Régisseurs de camping dans les festivals, Yann Manzi et son fils Gaël, avaient besoin de "sens". Avec Utopia 56 ils sont devenus "les éboueurs de la Jungle de Calais". De Grande-Synthe à Porte de la Chapelle, ils ont donné à leur association une place auprès des migrants.
"+Pourquoi vous ne faites rien ?+, m'a demandé mon fils lorsqu'il a vu le petit Alan à la télé", raconte Yann Manzi, 52 ans. Ce garçonnet syrien, retrouvé mort sur une plage turque en 2015 et devenu l'emblème de la crise migratoire, est le point de départ d'Utopia 56 à Lorient.
"Je voulais faire du social, je ne trouvais plus de sens à faire du travail alimentaire avec toute la misère qu'il y a autour", explique Gaël Manzi, 31 ans, serveur de formation. Avec son père et quelques amis, ils se rendent au campement de Calais surnommé la "Jungle", considéré comme le plus grand bidonville d'Europe, accueillant jusqu'à 8.000 personnes.
"J'étais effrayé", se souvient le jeune breton. "Je n'avais jamais vu ça. Puis avec le temps, les échanges avec les gens qui t'invitent à boire le thé dans leur cabane, l'appréhension est partie vite".
Les ONG "nous ont un peu pris pour des fanfarons" au départ, raconte Yann, intermittent du spectacle qui gère le camping du festival des Vieilles Charrues, d'une capacité de 35.000 tentes. "Ce n'est pas la même population mais on est habitué à gérer les trafiquants de drogue, la violence, les distributions alimentaires, le nettoyage".

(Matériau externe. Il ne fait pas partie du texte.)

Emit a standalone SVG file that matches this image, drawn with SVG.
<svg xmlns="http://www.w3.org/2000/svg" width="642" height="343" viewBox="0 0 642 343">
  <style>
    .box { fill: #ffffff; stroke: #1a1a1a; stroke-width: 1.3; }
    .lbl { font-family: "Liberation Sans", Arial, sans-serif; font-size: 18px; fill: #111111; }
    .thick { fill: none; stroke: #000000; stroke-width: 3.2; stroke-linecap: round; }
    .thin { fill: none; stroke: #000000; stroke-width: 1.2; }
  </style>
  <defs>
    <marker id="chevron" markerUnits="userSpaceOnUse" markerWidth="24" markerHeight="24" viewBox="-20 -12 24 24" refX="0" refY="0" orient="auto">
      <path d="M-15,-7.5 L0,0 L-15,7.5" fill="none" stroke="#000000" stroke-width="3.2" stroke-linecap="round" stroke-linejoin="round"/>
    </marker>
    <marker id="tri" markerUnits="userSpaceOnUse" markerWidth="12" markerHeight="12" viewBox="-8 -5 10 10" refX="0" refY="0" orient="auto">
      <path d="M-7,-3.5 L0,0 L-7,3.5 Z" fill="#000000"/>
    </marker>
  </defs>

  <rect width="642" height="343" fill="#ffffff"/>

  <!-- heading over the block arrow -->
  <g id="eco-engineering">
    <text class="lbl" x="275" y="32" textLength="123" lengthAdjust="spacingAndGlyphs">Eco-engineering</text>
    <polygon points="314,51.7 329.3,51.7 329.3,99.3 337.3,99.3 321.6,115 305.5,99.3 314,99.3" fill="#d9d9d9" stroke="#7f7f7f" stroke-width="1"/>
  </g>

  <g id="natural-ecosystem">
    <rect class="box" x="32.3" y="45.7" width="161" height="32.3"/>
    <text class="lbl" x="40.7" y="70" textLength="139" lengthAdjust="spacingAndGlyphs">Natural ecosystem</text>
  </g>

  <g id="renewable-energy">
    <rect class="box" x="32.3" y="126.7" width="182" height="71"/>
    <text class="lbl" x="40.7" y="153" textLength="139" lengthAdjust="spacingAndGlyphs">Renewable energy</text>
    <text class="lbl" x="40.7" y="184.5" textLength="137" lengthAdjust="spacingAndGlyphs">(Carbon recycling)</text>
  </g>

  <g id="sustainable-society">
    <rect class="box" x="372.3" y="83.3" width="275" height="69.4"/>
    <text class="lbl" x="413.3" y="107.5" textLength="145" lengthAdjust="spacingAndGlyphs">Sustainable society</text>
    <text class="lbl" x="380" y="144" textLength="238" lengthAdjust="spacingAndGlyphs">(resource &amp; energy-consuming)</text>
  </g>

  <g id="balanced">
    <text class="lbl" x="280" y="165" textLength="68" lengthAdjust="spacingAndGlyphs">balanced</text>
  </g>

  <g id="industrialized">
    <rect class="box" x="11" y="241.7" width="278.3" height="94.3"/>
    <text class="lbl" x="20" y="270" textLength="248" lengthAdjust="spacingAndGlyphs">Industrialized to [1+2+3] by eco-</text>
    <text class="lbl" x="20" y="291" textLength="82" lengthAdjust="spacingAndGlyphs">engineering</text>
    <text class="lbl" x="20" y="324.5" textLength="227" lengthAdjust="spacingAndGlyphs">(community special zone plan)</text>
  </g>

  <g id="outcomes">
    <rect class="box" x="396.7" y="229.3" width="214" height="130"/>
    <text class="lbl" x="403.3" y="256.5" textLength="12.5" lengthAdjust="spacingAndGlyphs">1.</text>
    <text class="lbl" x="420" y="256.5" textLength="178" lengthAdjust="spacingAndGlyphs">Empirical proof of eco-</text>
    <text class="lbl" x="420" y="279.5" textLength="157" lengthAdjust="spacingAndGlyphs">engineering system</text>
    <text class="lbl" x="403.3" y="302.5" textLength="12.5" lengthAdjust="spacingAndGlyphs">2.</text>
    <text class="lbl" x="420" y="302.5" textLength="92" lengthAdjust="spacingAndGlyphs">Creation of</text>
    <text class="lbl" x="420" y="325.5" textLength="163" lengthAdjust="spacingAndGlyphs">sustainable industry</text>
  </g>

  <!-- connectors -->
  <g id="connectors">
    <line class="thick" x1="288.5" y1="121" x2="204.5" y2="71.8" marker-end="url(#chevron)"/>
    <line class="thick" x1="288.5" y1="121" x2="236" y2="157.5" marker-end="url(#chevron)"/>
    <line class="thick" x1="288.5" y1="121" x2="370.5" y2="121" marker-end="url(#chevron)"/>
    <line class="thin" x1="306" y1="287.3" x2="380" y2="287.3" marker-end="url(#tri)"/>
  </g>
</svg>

Il emprunte 10.000 euros pour loger les volontaires qu'il recrute dans les fichiers des festivals bretons. "Je leur ai dit +laisse ta bière ce weekend, groupez-vous dans une voiture et venez nous aider+". D'une dizaine d'adhérents à ses débuts, Utopia 56 en compte 4.000 en 2018.
A Calais, la famille Manzi constate la saleté. "Utopia devient l'éboueur de la Jungle. Tous nos bénévoles vont venir ramasser, avec l'aide des exilés, la +merde+ de ce bidonville, que l'État n'a jamais ramassée", s'insurge Yann.
Forts de cette expérience, le père et le fils débarquent avec leur association à l'hiver 2016 à Grande-Synthe et s'associent au projet du maire Damien Carême pour aider à coordonner "le premier camp humanitaire d'Europe aux normes HCR (l'Agence des Nations Unies pour les réfugiés)". "Une aventure humaine incroyable", assure le régisseur.
"Ça abîme"
Pour Christian Salomé, président de l'association l'Auberge des migrants, Utopia 56 a "plus que trouvé sa place" avec des bénévoles "déterminés et efficaces", même s'ils manquent de soutien financier.
Après le Nord, les deux Bretons sont contactés par la maire de Paris Anne Hidalgo pour soutenir le centre d'accueil de la Porte de la Chapelle. "On donne à manger tous les jours, des couvertures, des chaussettes, ces tâches sont essentielles mais l'État nous empêche, harcèle les migrants. On met des millions d'euros pour les empêcher de venir au lieu de mettre cet argent pour qu'ils s'intègrent, c'est triste", déclare désabusé Gaël.
Ce quotidien auprès des migrants laisse des séquelles. "Des traumatismes qu'on garde tout le temps, une séparation", confie Yann Manzi, les yeux creusés et rivés sur son téléphone à la recherche d'hébergements pour des mineurs. "Les récits de tous ces gens, on n'en veut plus, maintenant on les oriente vers quelqu'un car ça abîme".
Si Gaël est pessimiste sur la politique européenne migratoire "avec la montée des extrêmes droites", il salue "l'engagement, la belle solidarité des jeunes". Lui même a "grandi avec cette aventure" et sillonne désormais la France pour structurer des équipes et créer un réseau d'hébergement citoyen.
Pour le père qui a laissé les clés d'Utopia 56 à son fils, "c'est une fierté". "C'est un gamin qui a toujours travaillé mais qui ne trouvait pas de sens dans cette société. Aujourd'hui, il a trouvé. Mon petit gars, il est déjà bien plus grand que moi !".